The process of getting an agent is interesting. Tonight I had some unused time so I’m sending queries to a new batch of agents.
Every agent has their own criteria of what the submission should contain. The first component is the query letter–a one page letter that describes the story, including the genre and length, and a blurb about myself as an author. The query letter is the author’s one shot to catch the interest of an agent.
Some agents ask for a synopsis in addition to the query, a page or two in length, with more detail about the story. Once again, the concept of the story has to be compelling enough to interest the agent.
Some agents want one to three chapters of the book; sometimes instead of the synopsis, sometimes in addition to the synopsis. And some agents just want the query letter by itself.
One agency’s website proclaims that they receive about one hundred email queries plus twenty to fifty mailed submissions PER DAY. That’s a lot of material for an agency to read, even when spread among many agents!

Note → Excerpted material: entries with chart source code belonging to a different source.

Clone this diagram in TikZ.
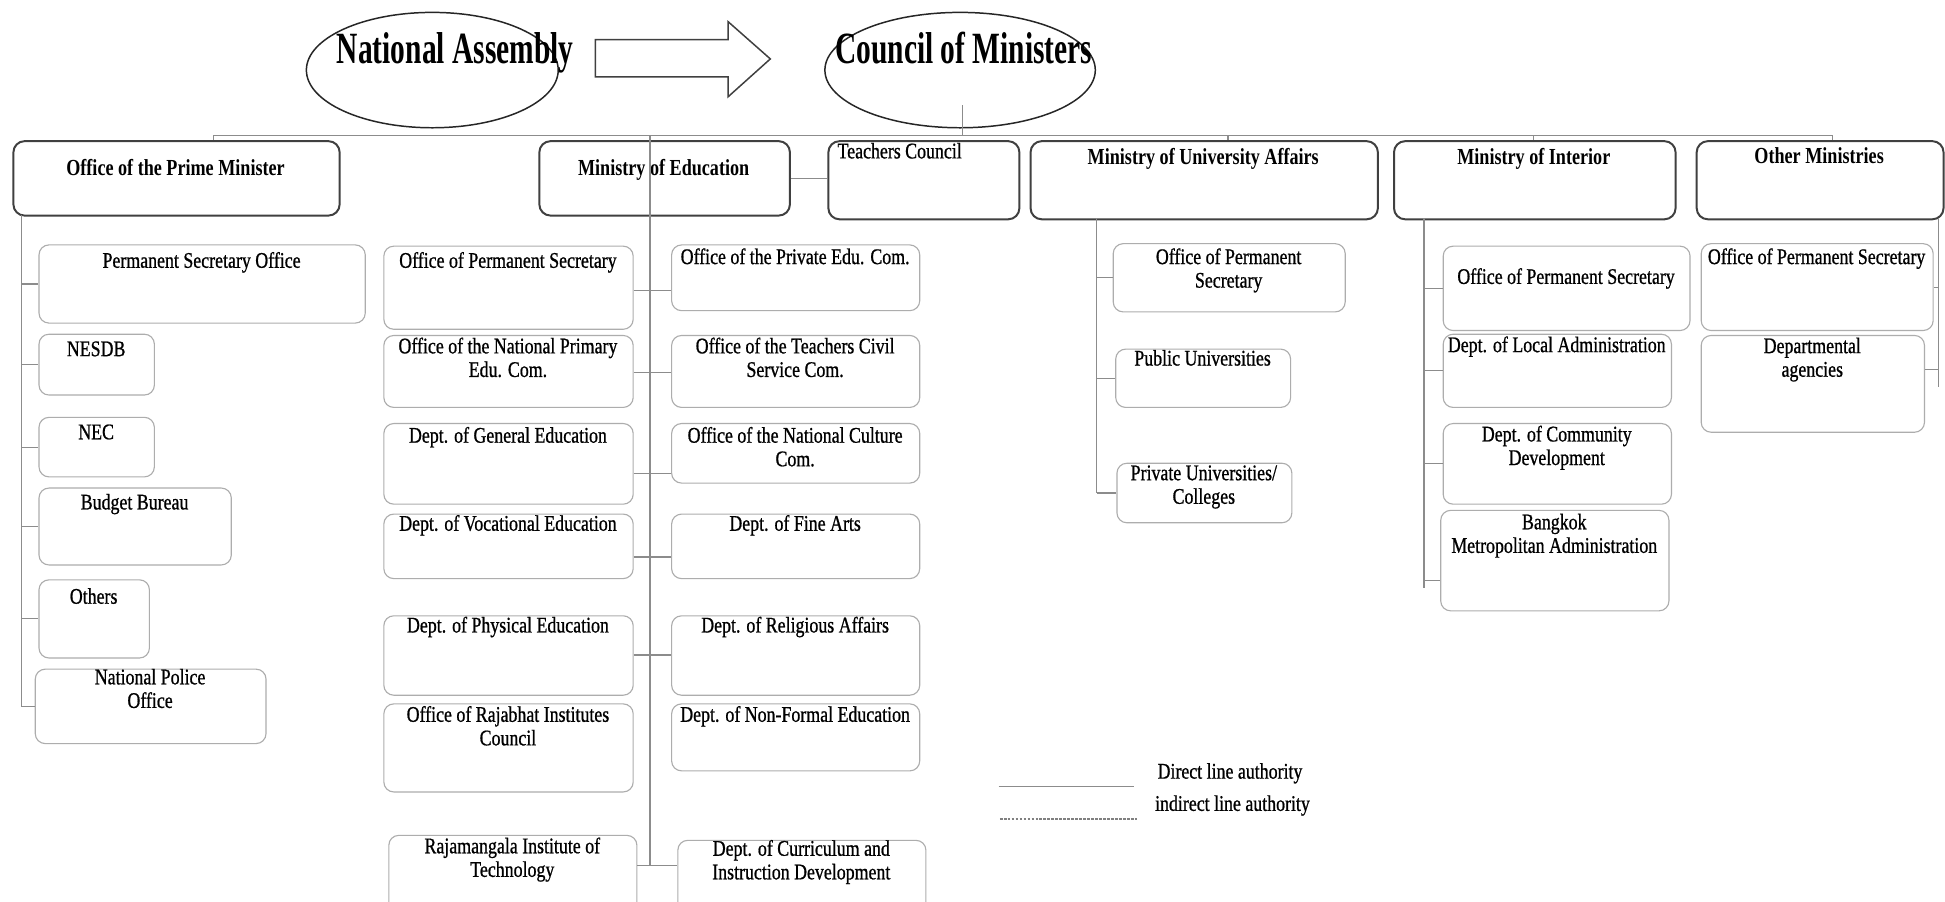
\documentclass[tikz,border=0pt]{standalone}
\usepackage{fontspec}
\setmainfont{Liberation Serif}
\newfontfamily\TitleF[FakeStretch=0.66]{Liberation Serif}
\newfontfamily\MinF[FakeStretch=0.79]{Liberation Serif}
\newfontfamily\LeafF[FakeStretch=0.8,FakeBold=0.8]{Liberation Serif}
\usetikzlibrary{shapes.geometric,calc}

\tikzset{
  topbox/.style={draw=black!75, line width=1.6pt, rounded corners=9pt, inner sep=0pt},
  leafbox/.style={draw=black!32, line width=0.9pt, rounded corners=8pt, inner sep=0pt},
  topbox text/.style={font=\MinF\bfseries\fontsize{18.5}{20}\selectfont, inner sep=0pt, align=center},
  leafbox text/.style={font=\LeafF\fontsize{18}{19}\selectfont, inner sep=0pt, align=center},
  titletext/.style={font=\TitleF\bfseries\fontsize{36}{38}\selectfont, inner sep=0pt},
  oval/.style={ellipse, draw=black!85, line width=1.2pt, inner sep=0pt},
  conn/.style={draw=black!45, line width=0.9pt},
  indirect/.style={draw=black!50, line width=1.4pt, dash pattern=on 2.2pt off 1pt},
  blockarrow/.style={draw=black!75, line width=1.2pt, line join=miter}
}

\newcommand{\orgbox}[8]{%
  \node[#1, anchor=north west, minimum width={(#5)-(#3)}, minimum height={(#6)-(#4)}] (#2) at (#3,#4) {};
  \node[#1 text, anchor=north] (#2t) at ({((#3)+(#5))/2},#7) {#8};
}

\begin{document}
\begin{tikzpicture}[x=1pt,y=-1pt]
\useasboundingbox (0,0) rectangle (1568,727);
\clip (0,0) rectangle (1568,727);
\fill[white] (0,0) rectangle (1568,727);

% ---- top ellipses and arrow ----
\node[oval, minimum width=203, minimum height=93] (na) at (348.5,56.5) {};
\node[titletext, anchor=base] (nat) at (367,51) {National Assembly};
\node[oval, minimum width=218, minimum height=93] (cm) at (774,56.5) {};
\node[titletext, anchor=base] (cmt) at (777,51) {Council of Ministers};
\draw[blockarrow] (480,32) -- (587,32) -- (587,17.5) -- (621,47.5) -- (587,78) -- (587,62) -- (480,62) -- cycle;

% ---- top level boxes ----
\orgbox{topbox}{pm}{10}{113}{273}{173}{128}{Office of the Prime Minister}
\orgbox{topbox}{me}{434}{113}{636}{173}{128}{Ministry of Education}
\node[topbox, anchor=north west, minimum width=154, minimum height=63] (tc) at (667,113) {};
\node[leafbox text, anchor=north west] (tct) at (675,115) {Teachers Council};
\orgbox{topbox}{mua}{830}{113}{1110}{176}{119}{Ministry of University Affairs}
\orgbox{topbox}{mi}{1123}{113}{1350}{176}{119}{Ministry of Interior}
\orgbox{topbox}{om}{1367}{113}{1566}{176}{119}{Other Ministries}

% ---- Office of the Prime Minister ----
\orgbox{leafbox}{ps}{31}{197}{294}{260}{203}{Permanent Secretary Office}
\orgbox{leafbox}{nesdb}{31}{269}{124}{318}{275}{NESDB}
\orgbox{leafbox}{nec}{31}{336}{124}{384}{342}{NEC}
\orgbox{leafbox}{bb}{31}{393}{186}{455}{398}{Budget Bureau}
\orgbox{leafbox}{oth}{31}{467}{120}{530}{474}{Others}
\orgbox{leafbox}{npo}{28}{539}{214}{599}{539}{National Police\\Office}

% ---- Ministry of Education ----
\orgbox{leafbox}{ml1}{309}{198}{510}{265}{203}{Office of Permanent Secretary}
\orgbox{leafbox}{mr1}{541}{197}{741}{250}{200}{Office of the Private Edu. Com.}
\orgbox{leafbox}{ml2}{309}{270}{510}{328}{272}{Office of the National Primary\\Edu. Com.}
\orgbox{leafbox}{mr2}{541}{270}{741}{328}{272}{Office of the Teachers Civil\\Service Com.}
\orgbox{leafbox}{ml3}{309}{341}{510}{406}{344}{Dept. of General Education}
\orgbox{leafbox}{mr3}{541}{341}{741}{389}{344}{Office of the National Culture\\Com.}
\orgbox{leafbox}{ml4}{309}{414}{510}{466}{415}{Dept. of Vocational Education}
\orgbox{leafbox}{mr4}{541}{414}{741}{466}{415}{Dept. of Fine Arts}
\orgbox{leafbox}{ml5}{309}{496}{510}{560}{497}{Dept. of Physical Education}
\orgbox{leafbox}{mr5}{541}{496}{741}{560}{497}{Dept. of Religious Affairs}
\orgbox{leafbox}{ml6}{309}{567}{510}{638}{569}{Office of Rajabhat Institutes\\Council}
\orgbox{leafbox}{mr6}{541}{567}{741}{621}{569}{Dept. of Non-Formal Education}
\orgbox{leafbox}{ml7}{313}{673}{513}{745}{675}{Rajamangala Institute of\\Technology}
\orgbox{leafbox}{mr7}{546}{677}{746}{745}{677}{Dept. of Curriculum and\\Instruction Development}

% ---- Ministry of University Affairs ----
\orgbox{leafbox}{u1}{897}{196}{1084}{251}{200}{Office of Permanent\\Secretary}
\orgbox{leafbox}{u2}{899}{281}{1040}{328}{282}{Public Universities}
\orgbox{leafbox}{u3}{900}{373}{1041}{421}{375}{Private Universities/\\Colleges}

% ---- Ministry of Interior ----
\orgbox{leafbox}{i1}{1163}{198}{1362}{266}{216}{Office of Permanent Secretary}
\orgbox{leafbox}{i2}{1163}{269}{1347}{328}{271}{Dept. of Local Administration}
\orgbox{leafbox}{i3}{1163}{341}{1347}{406}{343}{Dept. of Community\\Development}
\orgbox{leafbox}{i4}{1161}{411}{1345}{492}{414}{Bangkok\\Metropolitan Administration}

% ---- Other Ministries ----
\orgbox{leafbox}{o1}{1371}{196}{1558}{266}{200}{Office of Permanent Secretary}
\orgbox{leafbox}{o2}{1371}{270}{1551}{348}{272}{Departmental\\agencies}

% ---- connectors ----
\coordinate (cmd) at (776,85);
\coordinate (busL) at (172,109);
\coordinate (busR) at (1477,109);
\draw[conn] (cmd) -- (cmd |- busL);
\draw[conn] (busL) -- (busR);
\draw[conn] (busL) -- (busL |- pm.north);
\draw[conn] (990,109) -- (990,109 |- mua.north);
\draw[conn] (1236,109) -- (1236,109 |- mi.north);
\draw[conn] (busR) -- (busR |- om.north);
\draw[conn] (me.east) -- (me.east -| tc.west);

% Prime Minister trunk
\coordinate (pmtr) at (17,173);
\draw[conn] (pmtr) -- (pmtr |- npo.west);
\foreach \n in {ps,nesdb,nec,bb,oth,npo}
  \draw[conn] (pmtr |- \n.west) -- (\n.west);

% Education trunk
\coordinate (metr) at (524,109);
\coordinate (meend) at (524,698);
\draw[conn] (metr) -- (meend);
\foreach \l/\r/\yy in {ml1/mr1/234, ml2/mr2/300, ml3/mr3/382, ml4/mr4/449, ml5/mr5/528, ml7/mr7/698}
  \draw[conn] (\l.east |- 0,\yy) -- (\r.west |- 0,\yy);

% University Affairs trunk
\coordinate (utr) at (884,176);
\draw[conn] (utr) -- (utr |- u3.west);
\foreach \n in {u1,u2,u3}
  \draw[conn] (utr |- \n.west) -- (\n.west);

% Interior trunk
\coordinate (itr) at (1148,176);
\coordinate (itrend) at (1148,474);
\draw[conn] (itr) -- (itrend);
\foreach \n in {i1,i2,i3}
  \draw[conn] (itr |- \n.west) -- (\n.west);
\draw[conn] (itr |- 0,468) -- (i4.west |- 0,468);

% Other Ministries trunk
\coordinate (otr) at (1563,176);
\coordinate (otrend) at (1563,312);
\draw[conn] (otr) -- (otrend);
\draw[conn] (otr |- o1.east) -- (o1.east);
\draw[conn] (otr |- 0,298) -- (o2.east |- 0,298);

% ---- legend ----
\coordinate (lgA) at (805,634);
\coordinate (lgB) at (914,634);
\coordinate (lgC) at (806,660);
\coordinate (lgD) at (917,660);
\draw[conn] (lgA) -- (lgB);
\draw[indirect] (lgC) -- (lgD);
\node[leafbox text, anchor=north west] (lg1) at (933,615) {Direct line authority};
\node[leafbox text, anchor=north west] (lg2) at (931,641) {indirect line authority};
\end{tikzpicture}
\end{document}
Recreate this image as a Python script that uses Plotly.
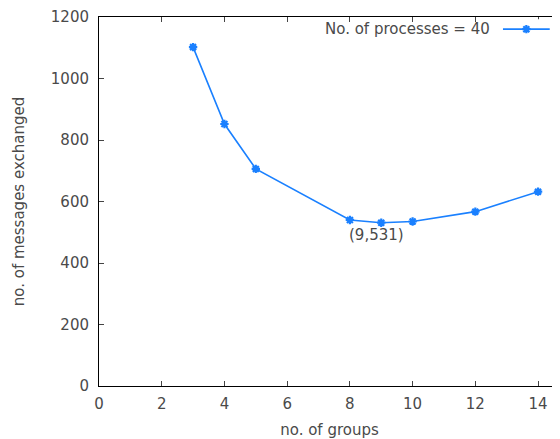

IF my submission stands out amongst this much competition, and IF my story matches what they’re interested in, they’ll ask for the entire manuscript. That’s a lot of pressure on a query submission!
Most agencies don’t send rejection letters any more, due to the sheer volume of material they receive. I have received a few personal rejection letters encouraging me to keep submitting. But no one has asked for the entire novel yet.
Remember George McFly in Back to the Future? “I couldn’t stand the rejection.” So he never submitted his work.
An aspiring author has to press on regardless, in the face of daunting odds, to achieve publication.
Next week I head off to a Writer’s Conference that focuses on how to pitch your work and how to self-publish. What I’ve been doing to date hasn’t achieved the desired result, time to learn more about this business of getting published.
I’ll keep posting as this tail unfolds. In some ways it’s more interesting than my first novel!